• [REQUIRED TASK]:
Below is a listing to transcribe in full and exactly; keep the pictures out.

• [MATERIAL PROVIDED]:
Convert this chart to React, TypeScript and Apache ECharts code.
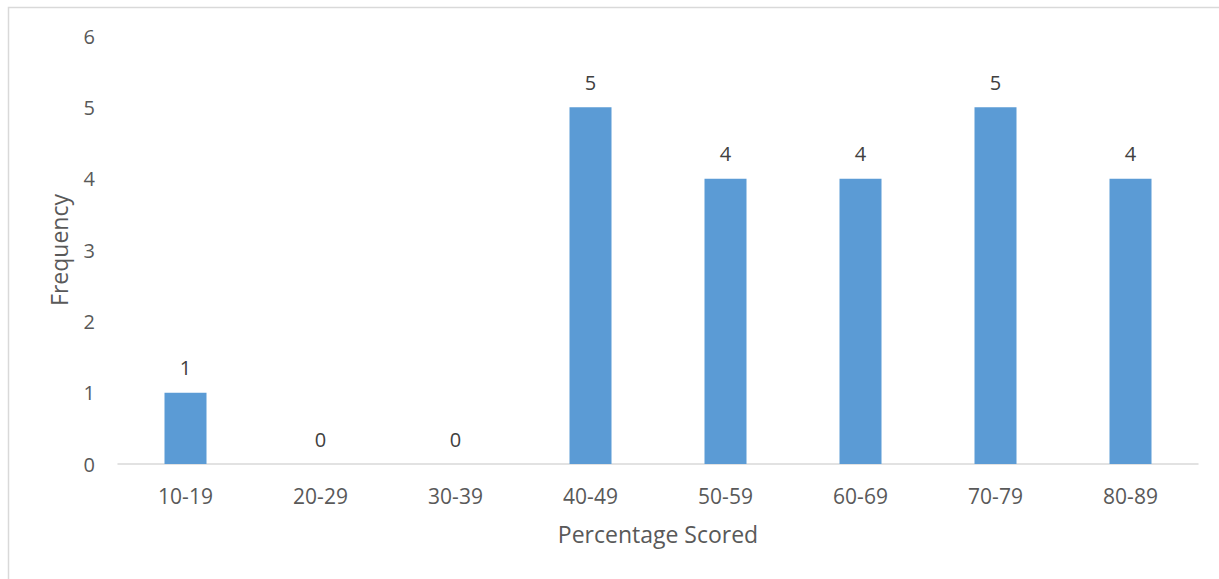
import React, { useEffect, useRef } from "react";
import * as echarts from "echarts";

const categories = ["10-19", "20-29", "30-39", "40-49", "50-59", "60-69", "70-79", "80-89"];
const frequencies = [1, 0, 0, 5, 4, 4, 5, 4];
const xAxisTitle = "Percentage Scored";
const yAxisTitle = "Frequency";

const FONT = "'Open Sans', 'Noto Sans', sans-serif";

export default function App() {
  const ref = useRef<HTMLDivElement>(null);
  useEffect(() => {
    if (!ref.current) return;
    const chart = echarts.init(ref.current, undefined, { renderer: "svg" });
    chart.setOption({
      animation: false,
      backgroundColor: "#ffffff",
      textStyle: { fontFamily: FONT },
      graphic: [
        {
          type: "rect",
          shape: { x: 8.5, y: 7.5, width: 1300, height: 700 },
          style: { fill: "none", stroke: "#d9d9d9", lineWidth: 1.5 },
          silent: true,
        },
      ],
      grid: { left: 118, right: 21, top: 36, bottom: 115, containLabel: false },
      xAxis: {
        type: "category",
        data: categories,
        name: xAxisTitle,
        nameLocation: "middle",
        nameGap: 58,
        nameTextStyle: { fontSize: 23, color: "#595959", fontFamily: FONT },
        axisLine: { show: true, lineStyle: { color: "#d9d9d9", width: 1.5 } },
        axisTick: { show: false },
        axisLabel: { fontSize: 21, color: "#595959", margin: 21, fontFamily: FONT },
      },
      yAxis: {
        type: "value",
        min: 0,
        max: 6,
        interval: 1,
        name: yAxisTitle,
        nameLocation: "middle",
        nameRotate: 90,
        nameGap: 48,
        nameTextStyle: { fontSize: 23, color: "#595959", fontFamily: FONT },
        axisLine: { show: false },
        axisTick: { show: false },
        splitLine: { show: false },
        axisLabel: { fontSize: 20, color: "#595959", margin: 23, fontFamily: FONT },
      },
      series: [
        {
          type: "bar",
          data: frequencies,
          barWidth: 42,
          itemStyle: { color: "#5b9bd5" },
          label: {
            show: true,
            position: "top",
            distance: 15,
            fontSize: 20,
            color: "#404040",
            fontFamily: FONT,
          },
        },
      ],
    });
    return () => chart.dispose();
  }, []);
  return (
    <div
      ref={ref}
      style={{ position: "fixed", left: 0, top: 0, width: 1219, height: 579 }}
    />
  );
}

• [RESPONSE TO THE TASK]:
Convert this chart to React, TypeScript and Apache ECharts code.
import React, { useEffect, useRef } from "react";
import * as echarts from "echarts";

const categories = ["10-19", "20-29", "30-39", "40-49", "50-59", "60-69", "70-79", "80-89"];
const frequencies = [1, 0, 0, 5, 4, 4, 5, 4];
const xAxisTitle = "Percentage Scored";
const yAxisTitle = "Frequency";

const FONT = "'Open Sans', 'Noto Sans', sans-serif";

export default function App() {
  const ref = useRef<HTMLDivElement>(null);
  useEffect(() => {
    if (!ref.current) return;
    const chart = echarts.init(ref.current, undefined, { renderer: "svg" });
    chart.setOption({
      animation: false,
      backgroundColor: "#ffffff",
      textStyle: { fontFamily: FONT },
      graphic: [
        {
          type: "rect",
          shape: { x: 8.5, y: 7.5, width: 1300, height: 700 },
          style: { fill: "none", stroke: "#d9d9d9", lineWidth: 1.5 },
          silent: true,
        },
      ],
      grid: { left: 118, right: 21, top: 36, bottom: 115, containLabel: false },
      xAxis: {
        type: "category",
        data: categories,
        name: xAxisTitle,
        nameLocation: "middle",
        nameGap: 58,
        nameTextStyle: { fontSize: 23, color: "#595959", fontFamily: FONT },
        axisLine: { show: true, lineStyle: { color: "#d9d9d9", width: 1.5 } },
        axisTick: { show: false },
        axisLabel: { fontSize: 21, color: "#595959", margin: 21, fontFamily: FONT },
      },
      yAxis: {
        type: "value",
        min: 0,
        max: 6,
        interval: 1,
        name: yAxisTitle,
        nameLocation: "middle",
        nameRotate: 90,
        nameGap: 48,
        nameTextStyle: { fontSize: 23, color: "#595959", fontFamily: FONT },
        axisLine: { show: false },
        axisTick: { show: false },
        splitLine: { show: false },
        axisLabel: { fontSize: 20, color: "#595959", margin: 23, fontFamily: FONT },
      },
      series: [
        {
          type: "bar",
          data: frequencies,
          barWidth: 42,
          itemStyle: { color: "#5b9bd5" },
          label: {
            show: true,
            position: "top",
            distance: 15,
            fontSize: 20,
            color: "#404040",
            fontFamily: FONT,
          },
        },
      ],
    });
    return () => chart.dispose();
  }, []);
  return (
    <div
      ref={ref}
      style={{ position: "fixed", left: 0, top: 0, width: 1219, height: 579 }}
    />
  );
}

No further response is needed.